De derde. Je probeert nog snel alles klaar te zetten in huis en de afwas te doen, voor ze binnen zullen komen. Daar zijn ze al. (Een tafel met alleen maar mannen.) Je probeert te begrijpen wat er gezegd wordt. (Over piek, en fasen, en kabels, en meters, …) Iets komt stap voor stap dichterbij. (En het begon ooit met een vraag die je stelde.)
De vierde. (Je prutst nog een beetje eer je de lichtknop gevonden hebt.) Ze zitten rond de tafel. Je bent een beetje moe, maar het voelt goed, bij hen te zijn. Je hebt het cadeau bij voor een dierbare vriendin. Ze komt wat later binnen, komt naast je zitten. (Je bent veilig.) Ze haalt na de vergadering ook nog even de plant op die al een tijdje op haar wacht. De dingen zijn goed.
(Je zou nog even willen hangen, voor je naar bed gaat.)
Een andere dag. Toch maar thuis werken, er zijn minder treinen. Het lijstje schiet aardig op. Je wacht met de verwarming, tot het avond zal zijn. Je bent goed ingepakt. (Je mist de trein, merk je.)
Heel even na de middag gaan liggen, onder het dekentje. (Gloeien.)
De avondvergadering. Iets in wat je hoort, maakt je moe. (Misschien ben je alleen maar opstandig. Je zou zo graag…)
(Je blijft nog even hangen, voor je naar bed gaat.)
Een heel ingewikkelde droom. (Hoe slaagt je hoofd erin zo’n complexe verhalen te bedenken? Wanneer je wakker bent, lukt dat nooit.) Je leeft met anderen in een groep, de dingen gaan goed. Tot die ene man in de groep komt, en stap voor stap alles kapot begint te maken. Hoe hij grenzen overschrijdt, terreur organiseert. Hoe hij pijn doet, en daarvan lijkt te genieten.
Die ochtend spreek je met jezelf af dat je in de trein wilt zitten, niet thuis wilt werken. Het is of de trein op je heeft gewacht, je omringt. Het maakt je rustig.
Je hebt een lang lijstje, je kunt het ene na het andere ding wegstrepen.
(De ene na de andere telefoon, ze willen even met je praten.)

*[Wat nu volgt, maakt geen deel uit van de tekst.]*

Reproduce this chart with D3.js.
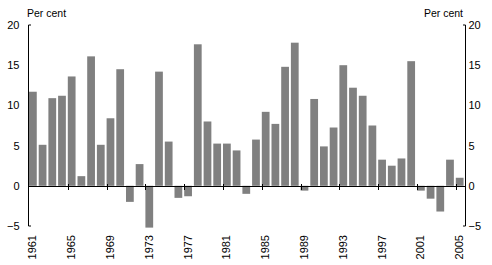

Ook in de trein terug, netjes op tijd, heb je veel plaats.
De avondvergadering. Of je een cadeautje mee wilde brengen. Je pakt een van je boeken in. Je kijkt rond, luistert naar de verhalen. (Iets is een beetje moe in je.)
Na het eten sta je in de zaal te wachten. Ze komt naar je toe. Het is al zo lang geleden dat je haar nog zag. Je bent blij dat het haar goed gaat. Ze vertelt dat ze je boek las. (Je had gehoopt dat zij het zou lezen.)
(Je blijft net minder lang hangen dan je eigenlijk zou willen.)
Alle dromen zijn nog steeds welkom.
Een andere dag. Er zijn weer meer mensen in de trein, zie je. Een gesprek met een vroegere collega. Ze staat scherp. Klaar, om te handelen. (Iets met grenzen.)
Je haalt nog een stapeltje boeken. (De koeltas omringt de boeken.)
De laatste dingen op het lijstje. (Bewegen, van het ene naar het andere.)
Weer thuis. De weekendboodschappen al een dag vroeger, je stapt meteen op de fiets. (Vergaderen op zaterdag, van het ene naar het andere.) De zaterdagochtendwinkelmevrouw is er ook op vrijdag, nu jij toevallig een vrijdagklant geworden bent. (Goed van de kosmos.)
Je wilt alleen maar alleen, of zoiets. En nog iets. (Al weet je niet wat dat is.)